I don’t know if you can do that, though, and it doesn’t seem to be the answer you described.

We don’t need to check the length as long as we are sure the list is not empty. This tells us the only thing to check is for an empty list.

n = len(s)
if n == 0: raise IndexError

is the same thing, essentially, as,

 if n % 2:

Oh, I see. Thank you!

1 Like

Pushing out of the envelope, now, we can begin to qualify the inputs as something our program can understand and use, or brush them aside. Here is some code with warts and all, but it shows how we can handle some of the exceptions that may be raised when inputs don’t match what the function expects to work with.

>>> def median(numbers, *n):
    try:
        y = numbers[0]
    except IndexError:
        return "Empty list Error"
    except TypeError:
        return "Not a list object"
    except KeyError:
        return "dict is not a list"
    s = sorted(numbers)
    n = len(s)
    m = n // 2
    try:
        return s[m] + 0 if n % 2 else (s[m] + s[m - 1]) / 2.0
    except TypeError:
        return "Not a Number Error"

>>> median(5,6)
'Not a list object'
>>> median(5)
'Not a list object'
>>> median([5])
5
>>> median([5,6])
5.5
>>> median({})
'dict is not a list'
>>> median([])
'Empty list Error'
>>> median(())
'Empty list Error'
>>> median('a')
'Not a Number Error'
>>> a = lambda x: x
>>> median(a)
'Not a list object'
>>> 

To explain the first line,

>>> def median(numbers, *n):

I added in the spread on the second parameter so that it wouldn’t raise a TypeError when multiple arguments are passed in. The function is meant to accept only one positional argument but there is no way to trap multiples. In this case, I just let them in. Now I can use TypeError to mean a different thing.
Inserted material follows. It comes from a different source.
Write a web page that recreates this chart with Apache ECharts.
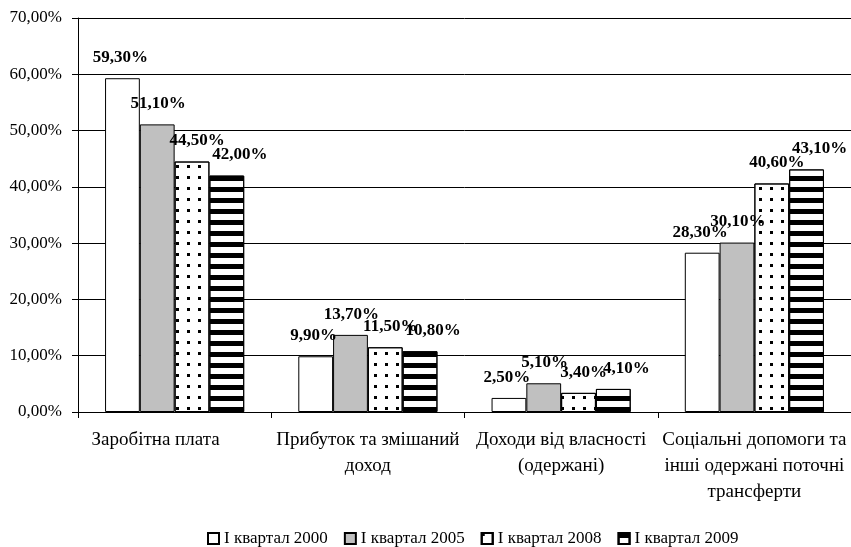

Another odd thing is that 'a' is a sequence with length 1. It makes it past the y = numbers[0] because it is enumerable; being as it is a sequence it has an index and since it has a length greater than zero it skips past this test. It later gets caught when we try to do some math with it.

I only post this now because it happens to be on my radar as something to work on, so here it is. Bookmark it and come back when you get to the unit on handling exceptions. It will make a lot more sense then.